* Work to be completed *
Leaving out every picture, quote the data below exactly as it appears.
++++ Stored data ++++
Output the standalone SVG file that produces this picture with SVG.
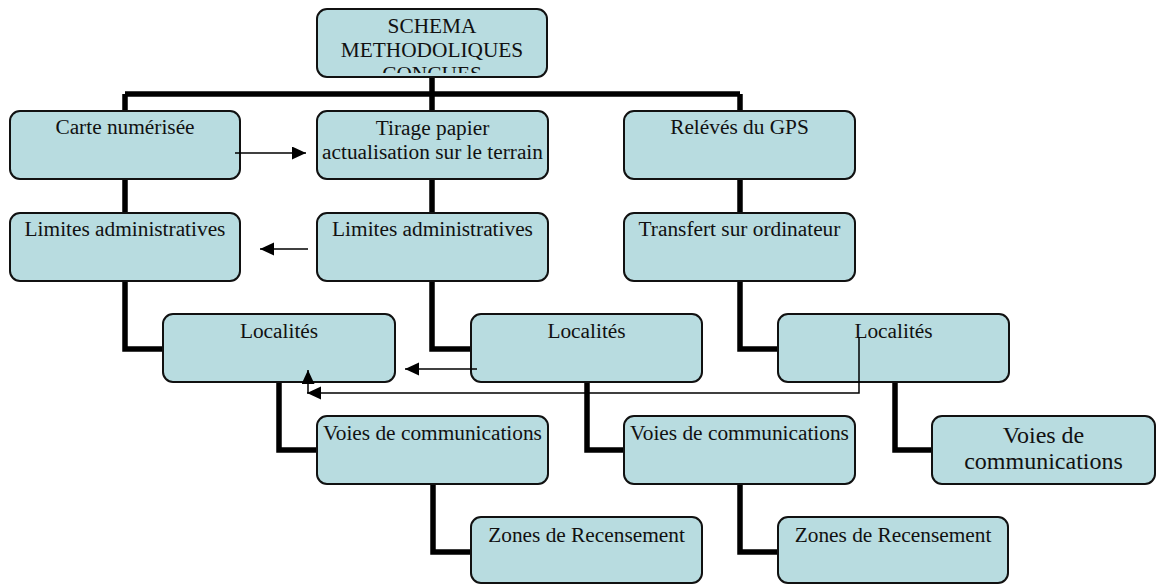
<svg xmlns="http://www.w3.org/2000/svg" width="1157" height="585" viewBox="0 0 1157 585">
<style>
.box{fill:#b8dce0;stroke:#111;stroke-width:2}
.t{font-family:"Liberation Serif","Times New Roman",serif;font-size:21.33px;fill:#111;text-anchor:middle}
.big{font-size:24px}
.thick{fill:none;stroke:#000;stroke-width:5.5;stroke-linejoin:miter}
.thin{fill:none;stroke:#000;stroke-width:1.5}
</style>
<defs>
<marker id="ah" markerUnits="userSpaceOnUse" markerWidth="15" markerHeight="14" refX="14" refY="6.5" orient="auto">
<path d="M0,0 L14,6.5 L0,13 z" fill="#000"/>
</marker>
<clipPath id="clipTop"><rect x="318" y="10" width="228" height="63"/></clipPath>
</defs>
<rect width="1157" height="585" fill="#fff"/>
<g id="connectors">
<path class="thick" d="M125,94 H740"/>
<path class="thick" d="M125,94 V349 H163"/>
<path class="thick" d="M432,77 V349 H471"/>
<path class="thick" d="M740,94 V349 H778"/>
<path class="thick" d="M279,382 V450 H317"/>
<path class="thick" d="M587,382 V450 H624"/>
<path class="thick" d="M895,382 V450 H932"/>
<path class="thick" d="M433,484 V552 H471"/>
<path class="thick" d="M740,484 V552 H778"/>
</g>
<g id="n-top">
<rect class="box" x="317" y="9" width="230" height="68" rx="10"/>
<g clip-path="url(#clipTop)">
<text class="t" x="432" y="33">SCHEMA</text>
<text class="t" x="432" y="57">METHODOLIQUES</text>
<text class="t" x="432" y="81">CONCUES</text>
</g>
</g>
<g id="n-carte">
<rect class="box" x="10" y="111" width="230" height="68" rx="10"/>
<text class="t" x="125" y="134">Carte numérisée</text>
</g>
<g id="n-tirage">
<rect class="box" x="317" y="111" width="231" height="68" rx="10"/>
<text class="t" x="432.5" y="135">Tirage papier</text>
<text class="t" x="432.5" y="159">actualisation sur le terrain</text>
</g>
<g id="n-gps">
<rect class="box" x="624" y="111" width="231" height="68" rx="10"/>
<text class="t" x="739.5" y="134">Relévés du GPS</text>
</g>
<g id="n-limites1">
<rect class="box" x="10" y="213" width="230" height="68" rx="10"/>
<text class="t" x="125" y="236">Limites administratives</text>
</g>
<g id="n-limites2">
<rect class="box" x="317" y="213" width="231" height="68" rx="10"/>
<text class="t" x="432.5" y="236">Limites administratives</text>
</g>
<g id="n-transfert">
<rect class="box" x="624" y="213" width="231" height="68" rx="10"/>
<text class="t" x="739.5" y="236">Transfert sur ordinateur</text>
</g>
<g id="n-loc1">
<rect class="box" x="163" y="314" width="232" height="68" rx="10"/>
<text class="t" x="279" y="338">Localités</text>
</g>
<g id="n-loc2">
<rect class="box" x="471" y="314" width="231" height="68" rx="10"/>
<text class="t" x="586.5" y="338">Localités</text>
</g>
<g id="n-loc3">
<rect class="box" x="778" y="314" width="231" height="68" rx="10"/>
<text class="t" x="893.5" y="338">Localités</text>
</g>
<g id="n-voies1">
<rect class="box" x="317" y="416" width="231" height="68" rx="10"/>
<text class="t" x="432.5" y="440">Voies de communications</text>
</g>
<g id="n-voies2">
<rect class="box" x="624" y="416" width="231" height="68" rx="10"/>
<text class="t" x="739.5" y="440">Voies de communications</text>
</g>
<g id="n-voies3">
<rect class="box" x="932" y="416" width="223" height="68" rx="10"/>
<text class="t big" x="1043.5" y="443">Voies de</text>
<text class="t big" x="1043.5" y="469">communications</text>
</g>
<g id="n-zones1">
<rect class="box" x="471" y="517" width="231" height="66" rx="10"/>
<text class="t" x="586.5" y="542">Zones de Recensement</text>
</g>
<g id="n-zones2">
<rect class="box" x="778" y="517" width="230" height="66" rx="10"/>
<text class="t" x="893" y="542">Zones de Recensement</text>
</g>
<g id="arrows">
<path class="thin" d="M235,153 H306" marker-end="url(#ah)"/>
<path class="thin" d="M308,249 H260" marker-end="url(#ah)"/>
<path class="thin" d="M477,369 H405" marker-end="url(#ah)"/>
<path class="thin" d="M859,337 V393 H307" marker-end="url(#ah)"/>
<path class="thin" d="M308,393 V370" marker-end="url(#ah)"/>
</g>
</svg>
++++
* Expected answer *
Output the standalone SVG file that produces this picture with SVG.
<svg xmlns="http://www.w3.org/2000/svg" width="1157" height="585" viewBox="0 0 1157 585">
<style>
.box{fill:#b8dce0;stroke:#111;stroke-width:2}
.t{font-family:"Liberation Serif","Times New Roman",serif;font-size:21.33px;fill:#111;text-anchor:middle}
.big{font-size:24px}
.thick{fill:none;stroke:#000;stroke-width:5.5;stroke-linejoin:miter}
.thin{fill:none;stroke:#000;stroke-width:1.5}
</style>
<defs>
<marker id="ah" markerUnits="userSpaceOnUse" markerWidth="15" markerHeight="14" refX="14" refY="6.5" orient="auto">
<path d="M0,0 L14,6.5 L0,13 z" fill="#000"/>
</marker>
<clipPath id="clipTop"><rect x="318" y="10" width="228" height="63"/></clipPath>
</defs>
<rect width="1157" height="585" fill="#fff"/>
<g id="connectors">
<path class="thick" d="M125,94 H740"/>
<path class="thick" d="M125,94 V349 H163"/>
<path class="thick" d="M432,77 V349 H471"/>
<path class="thick" d="M740,94 V349 H778"/>
<path class="thick" d="M279,382 V450 H317"/>
<path class="thick" d="M587,382 V450 H624"/>
<path class="thick" d="M895,382 V450 H932"/>
<path class="thick" d="M433,484 V552 H471"/>
<path class="thick" d="M740,484 V552 H778"/>
</g>
<g id="n-top">
<rect class="box" x="317" y="9" width="230" height="68" rx="10"/>
<g clip-path="url(#clipTop)">
<text class="t" x="432" y="33">SCHEMA</text>
<text class="t" x="432" y="57">METHODOLIQUES</text>
<text class="t" x="432" y="81">CONCUES</text>
</g>
</g>
<g id="n-carte">
<rect class="box" x="10" y="111" width="230" height="68" rx="10"/>
<text class="t" x="125" y="134">Carte numérisée</text>
</g>
<g id="n-tirage">
<rect class="box" x="317" y="111" width="231" height="68" rx="10"/>
<text class="t" x="432.5" y="135">Tirage papier</text>
<text class="t" x="432.5" y="159">actualisation sur le terrain</text>
</g>
<g id="n-gps">
<rect class="box" x="624" y="111" width="231" height="68" rx="10"/>
<text class="t" x="739.5" y="134">Relévés du GPS</text>
</g>
<g id="n-limites1">
<rect class="box" x="10" y="213" width="230" height="68" rx="10"/>
<text class="t" x="125" y="236">Limites administratives</text>
</g>
<g id="n-limites2">
<rect class="box" x="317" y="213" width="231" height="68" rx="10"/>
<text class="t" x="432.5" y="236">Limites administratives</text>
</g>
<g id="n-transfert">
<rect class="box" x="624" y="213" width="231" height="68" rx="10"/>
<text class="t" x="739.5" y="236">Transfert sur ordinateur</text>
</g>
<g id="n-loc1">
<rect class="box" x="163" y="314" width="232" height="68" rx="10"/>
<text class="t" x="279" y="338">Localités</text>
</g>
<g id="n-loc2">
<rect class="box" x="471" y="314" width="231" height="68" rx="10"/>
<text class="t" x="586.5" y="338">Localités</text>
</g>
<g id="n-loc3">
<rect class="box" x="778" y="314" width="231" height="68" rx="10"/>
<text class="t" x="893.5" y="338">Localités</text>
</g>
<g id="n-voies1">
<rect class="box" x="317" y="416" width="231" height="68" rx="10"/>
<text class="t" x="432.5" y="440">Voies de communications</text>
</g>
<g id="n-voies2">
<rect class="box" x="624" y="416" width="231" height="68" rx="10"/>
<text class="t" x="739.5" y="440">Voies de communications</text>
</g>
<g id="n-voies3">
<rect class="box" x="932" y="416" width="223" height="68" rx="10"/>
<text class="t big" x="1043.5" y="443">Voies de</text>
<text class="t big" x="1043.5" y="469">communications</text>
</g>
<g id="n-zones1">
<rect class="box" x="471" y="517" width="231" height="66" rx="10"/>
<text class="t" x="586.5" y="542">Zones de Recensement</text>
</g>
<g id="n-zones2">
<rect class="box" x="778" y="517" width="230" height="66" rx="10"/>
<text class="t" x="893" y="542">Zones de Recensement</text>
</g>
<g id="arrows">
<path class="thin" d="M235,153 H306" marker-end="url(#ah)"/>
<path class="thin" d="M308,249 H260" marker-end="url(#ah)"/>
<path class="thin" d="M477,369 H405" marker-end="url(#ah)"/>
<path class="thin" d="M859,337 V393 H307" marker-end="url(#ah)"/>
<path class="thin" d="M308,393 V370" marker-end="url(#ah)"/>
</g>
</svg>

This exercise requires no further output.